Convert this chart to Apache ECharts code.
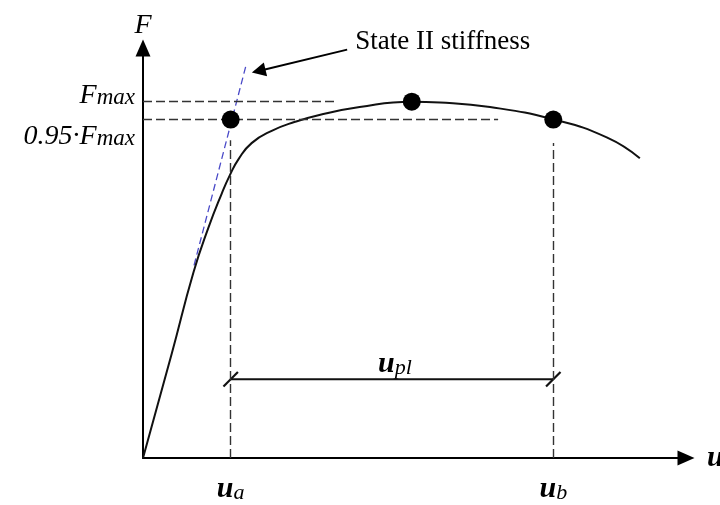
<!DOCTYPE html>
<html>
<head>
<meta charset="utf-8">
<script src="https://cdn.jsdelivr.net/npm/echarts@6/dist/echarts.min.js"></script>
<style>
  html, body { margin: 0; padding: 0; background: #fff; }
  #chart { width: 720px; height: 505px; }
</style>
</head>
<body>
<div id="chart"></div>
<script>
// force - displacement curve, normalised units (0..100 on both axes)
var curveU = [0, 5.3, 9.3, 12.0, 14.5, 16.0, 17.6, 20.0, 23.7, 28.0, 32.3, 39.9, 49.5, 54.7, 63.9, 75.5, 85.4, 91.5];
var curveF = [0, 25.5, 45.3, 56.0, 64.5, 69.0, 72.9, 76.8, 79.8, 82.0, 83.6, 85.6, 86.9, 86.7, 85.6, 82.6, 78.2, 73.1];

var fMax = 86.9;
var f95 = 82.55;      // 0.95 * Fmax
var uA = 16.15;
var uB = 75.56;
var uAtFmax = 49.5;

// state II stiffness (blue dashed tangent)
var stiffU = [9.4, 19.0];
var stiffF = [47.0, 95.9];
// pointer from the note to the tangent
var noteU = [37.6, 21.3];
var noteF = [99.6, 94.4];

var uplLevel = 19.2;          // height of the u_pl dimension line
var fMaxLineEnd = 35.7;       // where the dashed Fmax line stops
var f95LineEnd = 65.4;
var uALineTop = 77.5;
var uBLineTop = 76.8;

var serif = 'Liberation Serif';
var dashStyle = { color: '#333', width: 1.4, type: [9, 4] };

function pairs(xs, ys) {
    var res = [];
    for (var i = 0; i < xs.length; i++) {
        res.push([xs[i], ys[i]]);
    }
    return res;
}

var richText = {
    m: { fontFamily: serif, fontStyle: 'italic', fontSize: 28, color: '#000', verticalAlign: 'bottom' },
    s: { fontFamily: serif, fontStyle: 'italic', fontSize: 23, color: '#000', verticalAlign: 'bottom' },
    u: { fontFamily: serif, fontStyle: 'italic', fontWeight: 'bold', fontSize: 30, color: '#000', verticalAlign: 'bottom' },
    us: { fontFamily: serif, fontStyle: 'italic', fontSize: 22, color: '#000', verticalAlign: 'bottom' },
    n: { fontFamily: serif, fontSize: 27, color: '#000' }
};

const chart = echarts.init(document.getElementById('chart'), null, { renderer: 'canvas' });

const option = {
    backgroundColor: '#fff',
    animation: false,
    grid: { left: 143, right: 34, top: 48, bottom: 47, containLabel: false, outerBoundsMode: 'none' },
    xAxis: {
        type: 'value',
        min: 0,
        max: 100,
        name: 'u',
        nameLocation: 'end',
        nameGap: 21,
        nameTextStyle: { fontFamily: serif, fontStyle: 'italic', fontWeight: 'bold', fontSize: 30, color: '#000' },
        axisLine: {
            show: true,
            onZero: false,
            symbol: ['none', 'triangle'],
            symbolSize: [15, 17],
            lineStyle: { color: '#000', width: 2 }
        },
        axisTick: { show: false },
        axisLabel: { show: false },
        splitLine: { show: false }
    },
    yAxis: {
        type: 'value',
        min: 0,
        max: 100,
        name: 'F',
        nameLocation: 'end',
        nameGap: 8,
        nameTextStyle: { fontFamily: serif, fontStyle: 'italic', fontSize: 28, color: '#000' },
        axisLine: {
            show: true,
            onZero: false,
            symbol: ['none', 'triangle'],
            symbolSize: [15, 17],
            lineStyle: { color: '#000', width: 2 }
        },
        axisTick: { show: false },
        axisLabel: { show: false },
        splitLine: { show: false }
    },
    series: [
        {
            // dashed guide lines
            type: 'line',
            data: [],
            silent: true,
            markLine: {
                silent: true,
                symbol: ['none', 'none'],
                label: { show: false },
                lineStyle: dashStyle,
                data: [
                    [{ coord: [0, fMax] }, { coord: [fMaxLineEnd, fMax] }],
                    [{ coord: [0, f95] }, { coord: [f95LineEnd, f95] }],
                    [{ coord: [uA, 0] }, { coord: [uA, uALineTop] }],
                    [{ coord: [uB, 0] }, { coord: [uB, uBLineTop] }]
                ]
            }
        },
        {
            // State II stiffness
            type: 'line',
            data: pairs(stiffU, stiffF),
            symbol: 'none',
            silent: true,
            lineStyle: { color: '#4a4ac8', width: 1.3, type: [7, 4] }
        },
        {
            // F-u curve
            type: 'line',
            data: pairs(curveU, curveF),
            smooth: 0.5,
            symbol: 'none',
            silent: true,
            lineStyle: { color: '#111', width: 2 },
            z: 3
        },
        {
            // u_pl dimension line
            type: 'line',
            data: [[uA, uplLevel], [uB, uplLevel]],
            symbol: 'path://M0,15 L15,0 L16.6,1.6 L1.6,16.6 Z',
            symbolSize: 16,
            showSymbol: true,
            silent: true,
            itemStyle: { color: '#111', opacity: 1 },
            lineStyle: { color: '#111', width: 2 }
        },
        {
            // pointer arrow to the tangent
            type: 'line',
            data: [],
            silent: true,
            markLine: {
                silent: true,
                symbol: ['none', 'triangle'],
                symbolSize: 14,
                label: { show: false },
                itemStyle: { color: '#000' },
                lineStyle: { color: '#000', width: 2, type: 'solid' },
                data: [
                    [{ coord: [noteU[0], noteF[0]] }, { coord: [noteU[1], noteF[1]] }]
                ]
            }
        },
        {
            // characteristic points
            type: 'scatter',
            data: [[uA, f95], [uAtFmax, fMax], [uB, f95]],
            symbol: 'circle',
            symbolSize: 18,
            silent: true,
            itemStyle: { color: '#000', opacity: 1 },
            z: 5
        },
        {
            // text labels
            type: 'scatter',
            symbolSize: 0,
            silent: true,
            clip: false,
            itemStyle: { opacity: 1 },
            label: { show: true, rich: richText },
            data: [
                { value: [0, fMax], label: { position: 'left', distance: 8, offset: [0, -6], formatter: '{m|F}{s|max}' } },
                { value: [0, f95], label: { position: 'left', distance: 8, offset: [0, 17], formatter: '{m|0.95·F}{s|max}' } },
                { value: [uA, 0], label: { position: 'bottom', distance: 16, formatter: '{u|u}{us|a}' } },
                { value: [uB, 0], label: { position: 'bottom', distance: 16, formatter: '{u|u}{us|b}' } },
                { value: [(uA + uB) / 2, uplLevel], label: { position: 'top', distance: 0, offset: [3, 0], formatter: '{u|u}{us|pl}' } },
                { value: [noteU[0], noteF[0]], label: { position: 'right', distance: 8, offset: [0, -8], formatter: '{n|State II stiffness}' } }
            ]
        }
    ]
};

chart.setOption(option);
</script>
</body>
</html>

·····

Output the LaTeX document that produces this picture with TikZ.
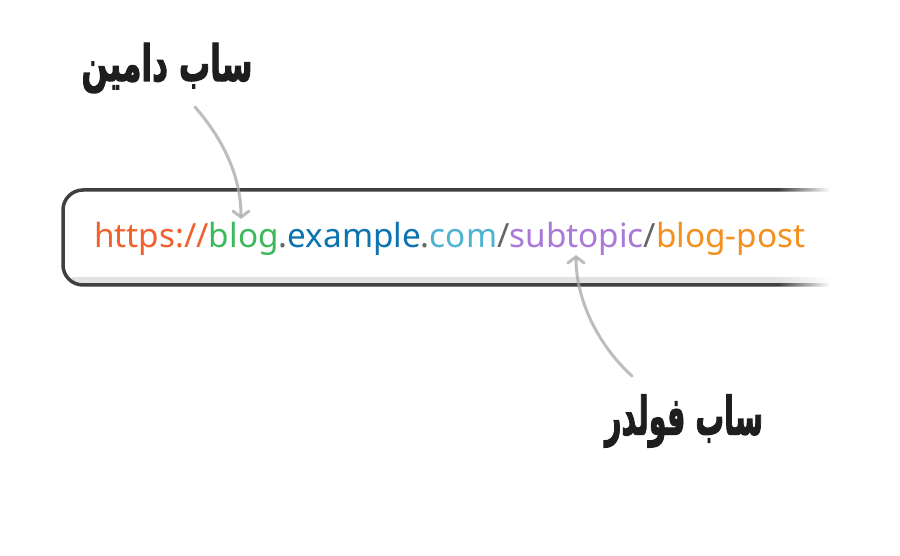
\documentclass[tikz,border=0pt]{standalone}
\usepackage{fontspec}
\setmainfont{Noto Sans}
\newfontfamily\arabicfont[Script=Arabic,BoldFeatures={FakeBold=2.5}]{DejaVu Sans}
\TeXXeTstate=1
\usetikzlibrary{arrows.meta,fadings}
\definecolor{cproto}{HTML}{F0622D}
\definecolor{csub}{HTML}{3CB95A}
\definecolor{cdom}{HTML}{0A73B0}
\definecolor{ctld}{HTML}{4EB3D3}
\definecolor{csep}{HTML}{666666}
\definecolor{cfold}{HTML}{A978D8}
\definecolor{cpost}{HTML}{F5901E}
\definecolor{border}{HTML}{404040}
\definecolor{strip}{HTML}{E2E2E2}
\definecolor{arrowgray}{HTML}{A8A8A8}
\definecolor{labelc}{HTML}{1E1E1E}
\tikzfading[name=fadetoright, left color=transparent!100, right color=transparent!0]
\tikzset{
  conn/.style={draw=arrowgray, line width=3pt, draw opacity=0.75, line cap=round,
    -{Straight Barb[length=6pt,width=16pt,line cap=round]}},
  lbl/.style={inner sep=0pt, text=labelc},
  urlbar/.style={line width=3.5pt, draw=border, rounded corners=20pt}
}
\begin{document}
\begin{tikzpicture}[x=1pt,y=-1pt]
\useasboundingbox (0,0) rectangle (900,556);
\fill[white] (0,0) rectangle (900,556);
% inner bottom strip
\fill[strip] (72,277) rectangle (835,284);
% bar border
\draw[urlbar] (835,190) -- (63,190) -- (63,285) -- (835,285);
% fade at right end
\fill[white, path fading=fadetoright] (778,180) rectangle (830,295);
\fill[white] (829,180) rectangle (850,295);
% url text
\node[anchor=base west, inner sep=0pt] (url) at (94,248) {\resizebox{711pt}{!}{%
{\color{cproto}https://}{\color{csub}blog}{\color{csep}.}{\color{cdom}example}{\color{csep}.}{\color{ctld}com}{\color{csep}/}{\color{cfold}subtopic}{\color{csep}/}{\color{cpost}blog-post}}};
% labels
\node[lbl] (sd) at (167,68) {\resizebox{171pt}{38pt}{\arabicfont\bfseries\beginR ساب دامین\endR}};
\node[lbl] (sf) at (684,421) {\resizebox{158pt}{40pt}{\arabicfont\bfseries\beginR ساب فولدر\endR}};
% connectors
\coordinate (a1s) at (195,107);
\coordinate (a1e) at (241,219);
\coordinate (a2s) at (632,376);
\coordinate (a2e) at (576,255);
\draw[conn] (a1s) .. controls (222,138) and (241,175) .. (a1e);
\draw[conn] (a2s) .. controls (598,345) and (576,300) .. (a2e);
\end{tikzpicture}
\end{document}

·····

> **What you need to do**:
Look above for every line with the word "this" and copy it.

> **The result**:
Convert this chart to Apache ECharts code.
Output the LaTeX document that produces this picture with TikZ.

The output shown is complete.